In another embodiment, a standalone public switched telephone network line, without direct Internet, may be called from a mobile phone. In this embodiment, a public switched telephone network gateway may be installed in the MPS with number 464530. A mobile phone (no. 2222) can make a call to a standalone public switched telephone network phone 123456 through the MPS and the public switched telephone network gateway. First, the number of the standalone public switched telephone network e.g. 123456, is entered, and a “PSTN Call” button, or similar option, is pressed.
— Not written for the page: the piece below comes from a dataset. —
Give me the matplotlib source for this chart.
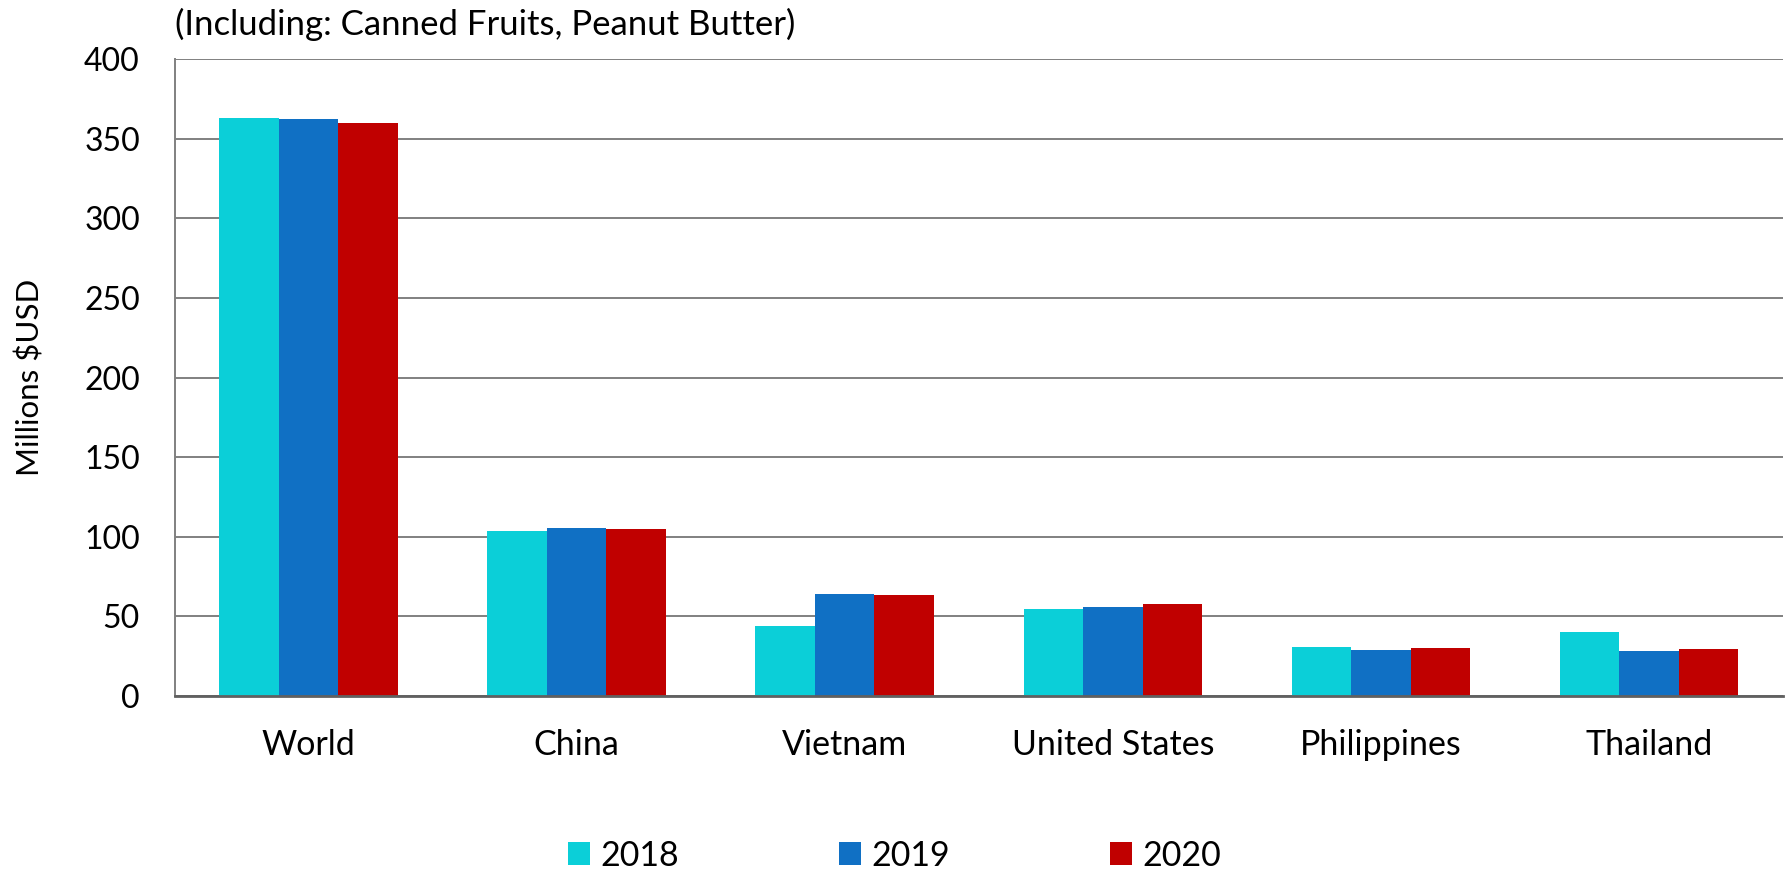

The mobile phone will connect to the MPS and organize a meeting point channel such as 2222@165.113.223.2. By entering the number 123456 and pressing the “PSTN Call”, the mobile phone will instruct the MPS and the public switched telephone network gateway to dial out the number 123456.

In another embodiment, shown in FIG. 17, an indirect communication system includes a meeting point server 1708 with a temporary meeting point channel 1720. The meeting point server 1708 is connected to a phone 1702 over a PSTN gateway 1730 and a PSTN line 1712. The meeting point server 1708 is capable of supporting a connection between a calling device 1700, which may be a mobile phone, via a base station 1706, and the phone 1702 using the PSTN line 1712.

The meeting point server 1708 generates a signal to send to the phone 1702, after receiving an instruction from the calling device 1700 via the base station 1706. The instruction includes an address of the meeting point channel 1720 in the form of a combination of a phone number of the phone 1702 and the address of the meeting point server 1708. The meeting point channel 1720 is able to receive VoIP packets, which were previously converted from voice data at the base station 1706 when received from the calling device 1700. The meeting point channel 1720 is also capable of redirecting the VoIP packets to the PSTN gateway 1730. The PSTN gateway 1730 uses VoIP software to convert the packets to voice data and transmit them to the phone 1702.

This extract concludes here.